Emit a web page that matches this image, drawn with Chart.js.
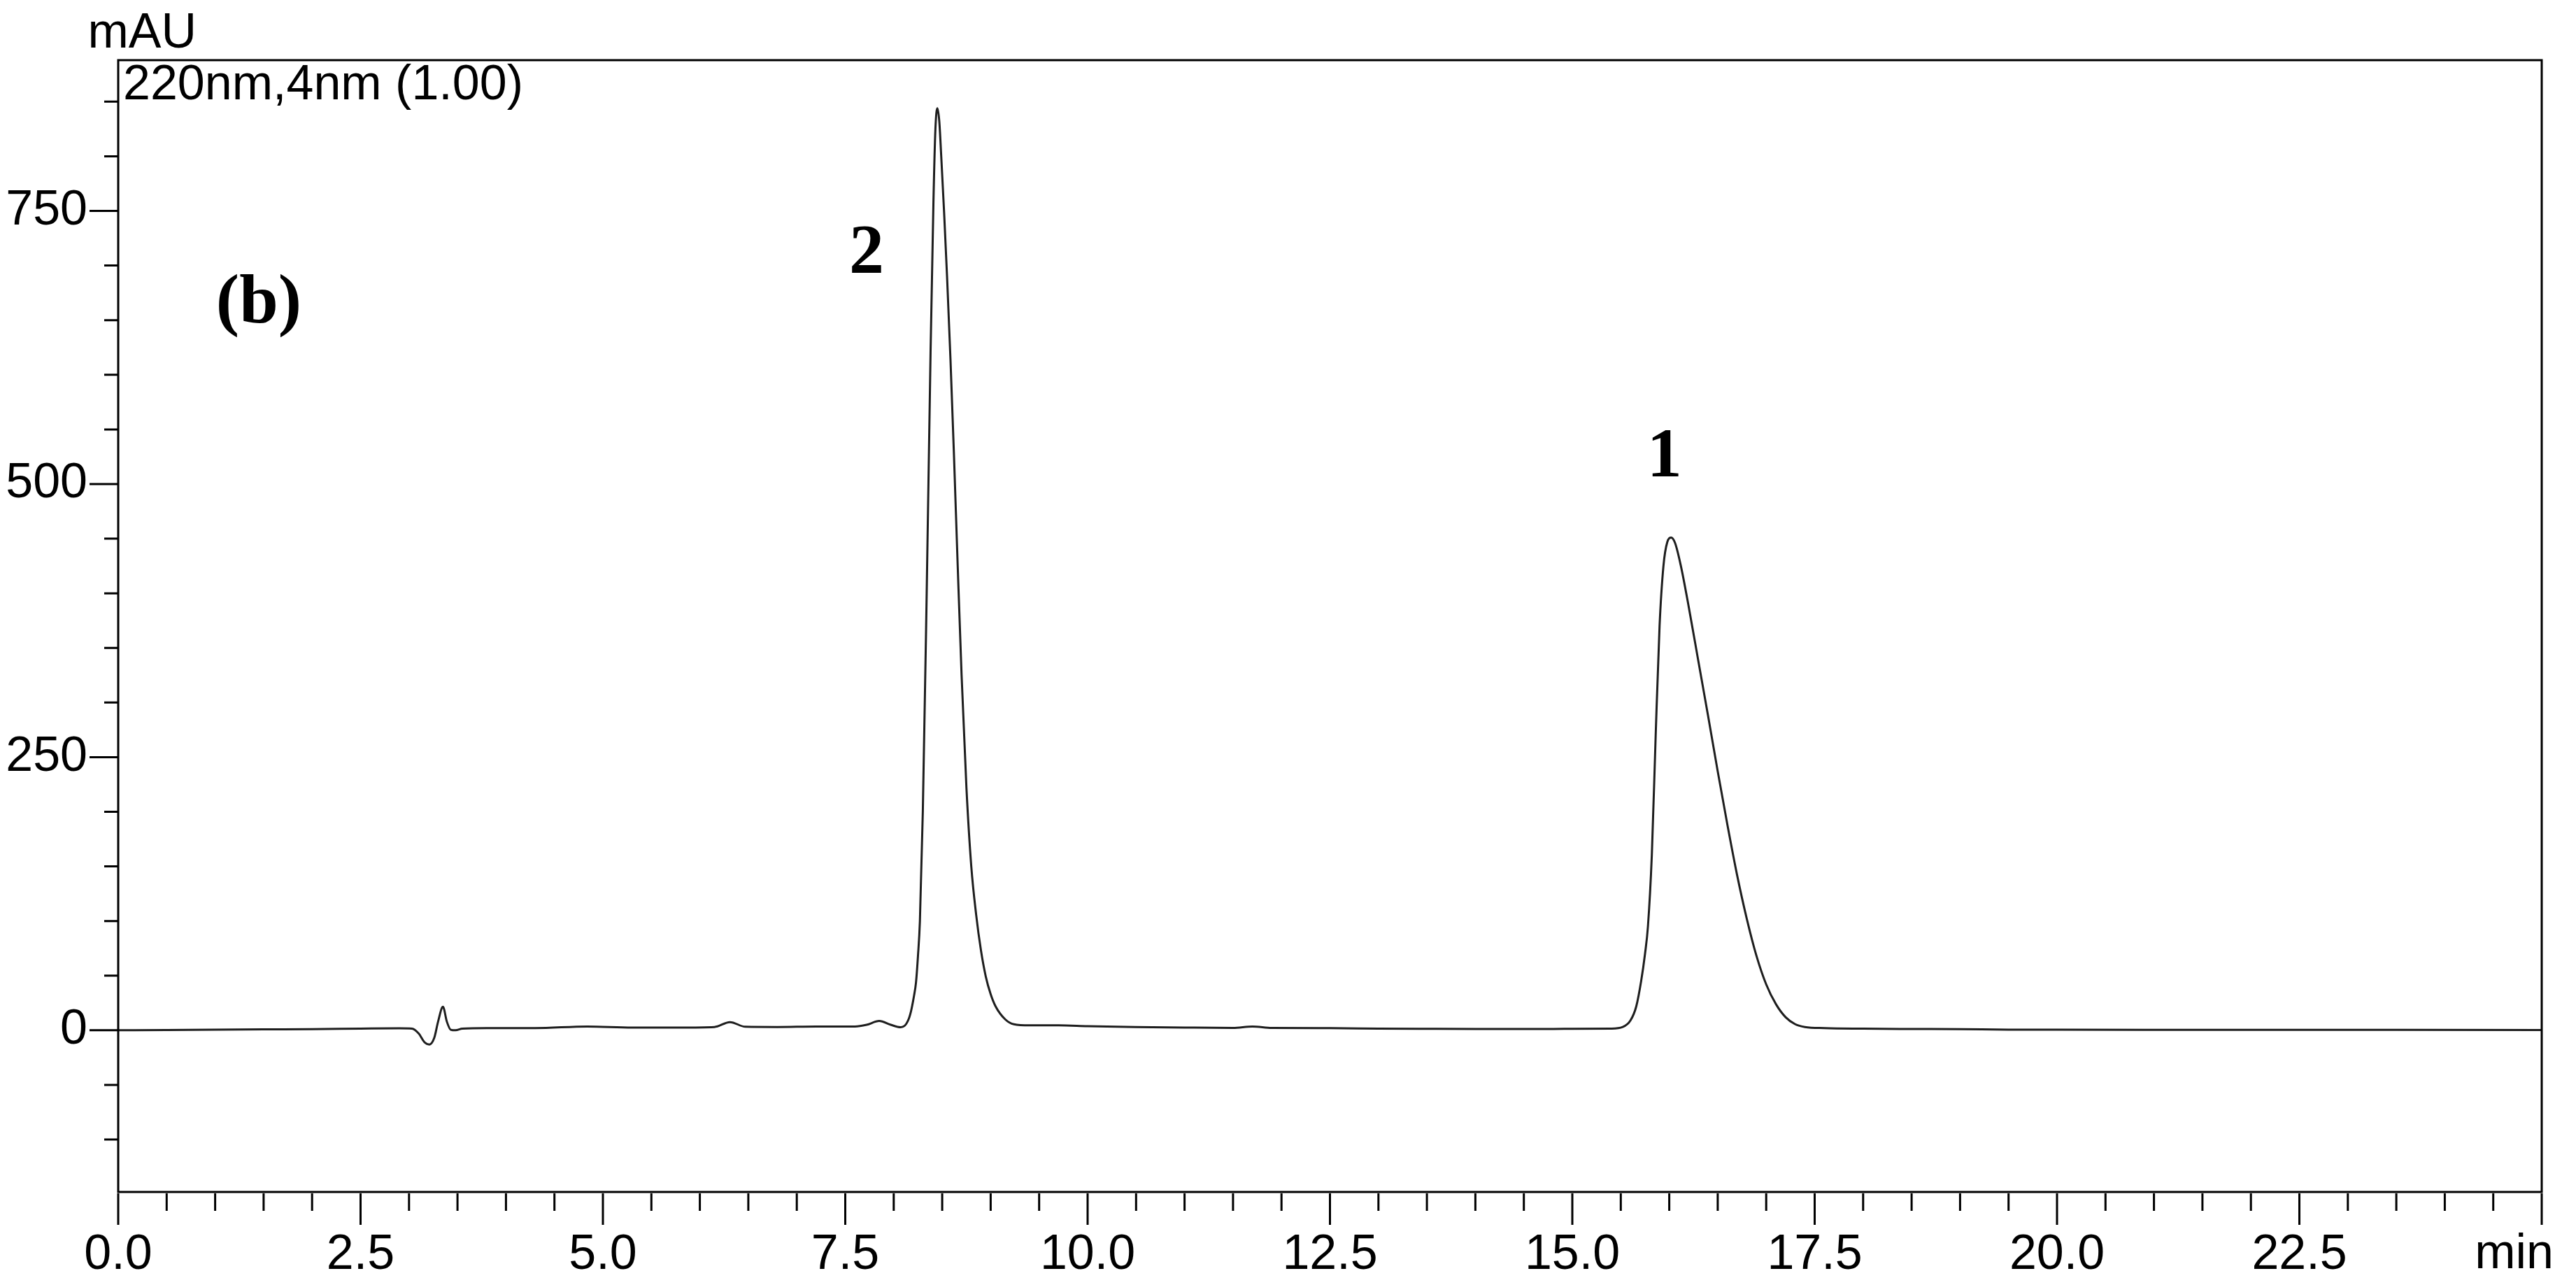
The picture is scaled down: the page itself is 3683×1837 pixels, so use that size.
<!DOCTYPE html>
<html lang="en">
<head>
    <meta charset="UTF-8">
    <title>Chromatogram (b)</title>
    <script src="https://cdn.jsdelivr.net/npm/chart.js"></script>
    <style>
        body {
            margin: 0;
            background-color: #ffffff;
        }
        #chart-container {
            width: 3683px;
            height: 1837px;
        }
    </style>
</head>
<body>

<div id="chart-container">
    <canvas id="chromChart" width="3683" height="1837"></canvas>
</div>

<script>
    // retention time (min) and detector signal (mAU)
    const times = [
        0.0, 0.5, 1.0, 1.5, 2.0, 2.5, 2.9, 3.03, 3.10, 3.16, 3.21, 3.26, 3.30, 3.35, 3.39, 3.43, 3.48, 3.55,
        3.8, 4.3, 4.84, 5.3, 5.8, 6.15, 6.31, 6.47, 6.8, 7.2, 7.6, 7.72, 7.85, 7.97, 8.07, 8.13, 8.17, 8.21,
        8.23, 8.25, 8.27, 8.30, 8.34, 8.38, 8.41, 8.43, 8.45, 8.47, 8.49, 8.52, 8.55, 8.585, 8.62, 8.66, 8.70,
        8.75, 8.80, 8.85, 8.90, 8.95, 9.00, 9.05, 9.15, 9.24, 9.4, 9.7, 10.0, 10.5, 11.0, 11.5, 11.7, 11.9,
        12.5, 13.0, 13.5, 14.0, 14.5, 15.0, 15.4, 15.52, 15.60, 15.66, 15.71, 15.75, 15.78, 15.82, 15.86,
        15.90, 15.94, 15.98, 16.02, 16.06, 16.12, 16.20, 16.30, 16.40, 16.50, 16.60, 16.70, 16.80, 16.90,
        17.00, 17.10, 17.20, 17.30, 17.40, 17.6, 18.0, 18.5, 19.0, 19.5, 20.0, 22.0, 25.0
    ];
    const signal = [
        0, 0.3, 0.5, 0.8, 1.0, 1.5, 1.8, 1.5, -3, -11, -13, -7, 8, 21.5, 8, 0.5, 0, 1.5,
        2, 2, 3.5, 2.5, 2.5, 3, 7.5, 3.2, 3, 3.5, 3.5, 5, 8.5, 5, 2.8, 6, 14.5, 32,
        44, 68, 100, 200, 400, 621, 760, 825, 844, 832, 800, 748, 690, 615, 530, 425, 325,
        222, 150, 106, 73, 49, 33, 22, 10, 5.5, 4.5, 4.5, 3.8, 3, 2.5, 2.2, 3.5, 2.2,
        2, 1.5, 1.3, 1.2, 1.2, 1.3, 1.5, 3, 9, 22, 45, 70, 95, 160, 270,
        370, 425, 447, 451, 446, 425, 388, 338, 288, 237, 188, 142, 102, 68,
        42, 24, 12, 5.5, 3, 2, 1.5, 1.2, 1, 0.6, 0.5, 0.4, 0.3
    ];

    // axis ranges and tick steps
    const xRange = [0, 25];
    const yRange = [-148, 888];
    const xMajorStep = 2.5;
    const xMinorStep = 0.5;
    const yMajorStep = 250;
    const yMinorStep = 50;

    // peak labels
    const peakLabels = ['2', '1', '(b)'];
    const peakLabelAt = [[7.72, 694], [15.95, 507], [1.45, 648]];

    const axisFont = '70px "Liberation Sans", Arial, sans-serif';

    function isMultiple(v, step) {
        return Math.abs(v / step - Math.round(v / step)) < 1e-6;
    }

    // frame, tick marks and loose text
    const decorations = {
        id: 'decorations',
        afterDraw(chart) {
            const ctx = chart.ctx;
            const area = chart.chartArea;
            const xs = chart.scales.x;
            const ys = chart.scales.y;
            ctx.save();
            ctx.strokeStyle = '#000';
            ctx.lineWidth = 3;
            ctx.strokeRect(area.left, area.top, area.right - area.left, area.bottom - area.top);

            ctx.beginPath();
            xs.ticks.forEach(t => {
                const px = xs.getPixelForValue(t.value);
                const len = isMultiple(t.value, xMajorStep) ? 45 : 25;
                ctx.moveTo(px, area.bottom + 2);
                ctx.lineTo(px, area.bottom + 2 + len);
            });
            ys.ticks.forEach(t => {
                if (!isMultiple(t.value, yMinorStep)) return;
                const py = ys.getPixelForValue(t.value);
                const len = isMultiple(t.value, yMajorStep) ? 41 : 20;
                ctx.moveTo(area.left, py);
                ctx.lineTo(area.left - len, py);
            });
            ctx.stroke();

            ctx.fillStyle = '#000';
            ctx.font = axisFont;
            ctx.textBaseline = 'alphabetic';
            ctx.textAlign = 'right';
            ctx.fillText('mAU', 281, 68);
            ctx.fillText('min', 3651, 1813);
            ctx.textAlign = 'left';
            ctx.fillText('220nm,4nm (1.00)', area.left + 7, 142);

            ctx.font = 'bold 100px "Liberation Serif", "Times New Roman", serif';
            ctx.textAlign = 'center';
            peakLabels.forEach((txt, i) => {
                const [t, v] = peakLabelAt[i];
                ctx.fillText(txt, xs.getPixelForValue(t), ys.getPixelForValue(v));
            });
            ctx.restore();
        }
    };

    const ctx = document.getElementById('chromChart').getContext('2d');

    new Chart(ctx, {
        type: 'line',
        data: {
            labels: times,
            datasets: [{
                label: '220nm,4nm (1.00)',
                data: times.map((t, i) => ({ x: t, y: signal[i] })),
                borderColor: '#1e1e1e',
                borderWidth: 3,
                pointRadius: 0,
                cubicInterpolationMode: 'monotone',
                fill: false
            }]
        },
        options: {
            responsive: false,
            animation: false,
            devicePixelRatio: 1,
            layout: {
                padding: { left: 0, top: 82, right: 21, bottom: 0 }
            },
            plugins: {
                legend: { display: false },
                tooltip: { enabled: false }
            },
            scales: {
                x: {
                    type: 'linear',
                    min: xRange[0],
                    max: xRange[1],
                    afterFit(scale) { scale.height = 133; },
                    border: { display: false },
                    grid: { display: false, drawTicks: false },
                    ticks: {
                        stepSize: xMinorStep,
                        autoSkip: false,
                        maxRotation: 0,
                        padding: 49,
                        color: '#000',
                        font: { family: '"Liberation Sans", Arial, sans-serif', size: 70 },
                        callback: function(value) {
                            if (value >= xRange[1]) return '';
                            return isMultiple(value, xMajorStep) ? value.toFixed(1) : '';
                        }
                    }
                },
                y: {
                    type: 'linear',
                    min: yRange[0],
                    max: yRange[1],
                    afterFit(scale) { scale.width = 169; },
                    border: { display: false },
                    grid: { display: false, drawTicks: false },
                    ticks: {
                        stepSize: yMinorStep,
                        includeBounds: false,
                        autoSkip: false,
                        padding: 44,
                        color: '#000',
                        font: { family: '"Liberation Sans", Arial, sans-serif', size: 70 },
                        callback: function(value) {
                            return isMultiple(value, yMajorStep) ? String(value) : '';
                        }
                    }
                }
            }
        },
        plugins: [decorations]
    });
</script>

</body>
</html>
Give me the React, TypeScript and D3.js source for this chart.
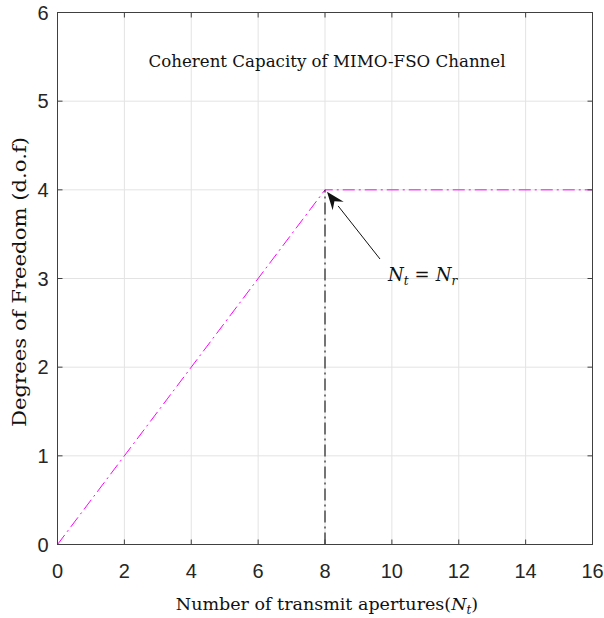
import React from "react";
import * as d3 from "d3";

const xTicks = [0, 2, 4, 6, 8, 10, 12, 14, 16];
const yTicks = [0, 1, 2, 3, 4, 5, 6];
const dofX = [0, 8, 16];
const dofY = [0, 4, 4];
const vertX = [8, 8];
const vertY = [0, 4];
const title = "Coherent Capacity of MIMO-FSO Channel";
const xLabel = "Number of transmit apertures";
const yLabel = "Degrees of Freedom (d.o.f)";

const W = 604, H = 618;
const L = 57.5, R = 592.5, T = 12.5, B = 544.5;

export default function App() {
  const x = d3.scaleLinear().domain([0, 16]).range([L, R]);
  const y = d3.scaleLinear().domain([0, 6]).range([B, T]);
  const line = d3.line<[number, number]>().x(d => x(d[0])).y(d => y(d[1]));
  const mag = line(dofX.map((v, i) => [v, dofY[i]] as [number, number])) || "";
  const vert = line(vertX.map((v, i) => [v, vertY[i]] as [number, number])) || "";
  const serif = "'DejaVu Serif', 'Liberation Serif', serif";
  const sans = "'Liberation Sans', Arial, sans-serif";
  const tipX = x(8) + 2, tipY = y(4) + 2;
  const tailX = 380, tailY = 259;
  const ang = Math.atan2(tipY - tailY, tipX - tailX);
  const hl = 18, hw = 7;
  const bx = tipX - hl * Math.cos(ang), by = tipY - hl * Math.sin(ang);
  const px = -Math.sin(ang), py = Math.cos(ang);
  const head = `M${tipX},${tipY}L${bx + hw * px},${by + hw * py}L${tipX - 12 * Math.cos(ang)},${tipY - 12 * Math.sin(ang)}L${bx - hw * px},${by - hw * py}Z`;
  return (
    <svg width={W} height={H} style={{ position: "absolute", left: 0, top: 0, background: "#fff" }}>
      <rect x={0} y={0} width={W} height={H} fill="#fff" />
      {xTicks.map(t => (
        <line key={"gx" + t} x1={x(t)} x2={x(t)} y1={T} y2={B} stroke="#e3e3e3" strokeWidth={1} />
      ))}
      {yTicks.map(t => (
        <line key={"gy" + t} x1={L} x2={R} y1={y(t)} y2={y(t)} stroke="#e3e3e3" strokeWidth={1} />
      ))}
      <path d={mag} fill="none" stroke="#ff00ff" strokeWidth={1} strokeDasharray="12 4 2 4" />
      <path d={vert} fill="none" stroke="#222" strokeWidth={1.2} strokeDasharray="12 4 2 4" />
      <rect x={L} y={T} width={R - L} height={B - T} fill="none" stroke="#404040" strokeWidth={1} />
      {xTicks.map(t => (
        <g key={"tx" + t}>
          <line x1={x(t)} x2={x(t)} y1={B} y2={B - 5} stroke="#404040" />
          <line x1={x(t)} x2={x(t)} y1={T} y2={T + 5} stroke="#404040" />
          <text x={x(t)} y={B + 33} textAnchor="middle" fontFamily={sans} fontSize={20} fill="#262626">{t}</text>
        </g>
      ))}
      {yTicks.map(t => (
        <g key={"ty" + t}>
          <line x1={L} x2={L + 5} y1={y(t)} y2={y(t)} stroke="#404040" />
          <line x1={R} x2={R - 5} y1={y(t)} y2={y(t)} stroke="#404040" />
          <text x={L - 9} y={y(t) + 7} textAnchor="end" fontFamily={sans} fontSize={20} fill="#262626">{t}</text>
        </g>
      ))}
      <text x={327} y={67} textAnchor="middle" fontFamily={serif} fontSize={16} textLength={357} lengthAdjust="spacingAndGlyphs" fill="#111">{title}</text>
      <line x1={tailX} y1={tailY} x2={bx} y2={by} stroke="#111" strokeWidth={1} />
      <path d={head} fill="#111" />
      <text x={388} y={281} fontFamily={serif} fontSize={18} fill="#111">
        <tspan fontStyle="italic">N</tspan><tspan fontStyle="italic" fontSize={12} dy={4}>t</tspan>
        <tspan dy={-4} dx={6}>=</tspan>
        <tspan dx={6} fontStyle="italic">N</tspan><tspan fontStyle="italic" fontSize={12} dy={4}>r</tspan>
      </text>
      <text x={327} y={610} textAnchor="middle" fontFamily={serif} fontSize={17.5} fill="#111">
        <tspan>{xLabel}(</tspan><tspan fontStyle="italic">N</tspan><tspan fontStyle="italic" fontSize={12} dy={4}>t</tspan><tspan dy={-4}>)</tspan>
      </text>
      <text transform={`translate(26,282) rotate(-90)`} textAnchor="middle" fontFamily={serif} fontSize={18} textLength={290} lengthAdjust="spacingAndGlyphs" fill="#111">{yLabel}</text>
    </svg>
  );
}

- - - - - - -

- _AIM OF THE TASK_
Using the listing, collect all lines in which the string "that" is found.

- _ANSWER IN FULL_
Emit a web page that matches this image, drawn with Chart.js.
The picture is scaled down: the page itself is 3683×1837 pixels, so use that size.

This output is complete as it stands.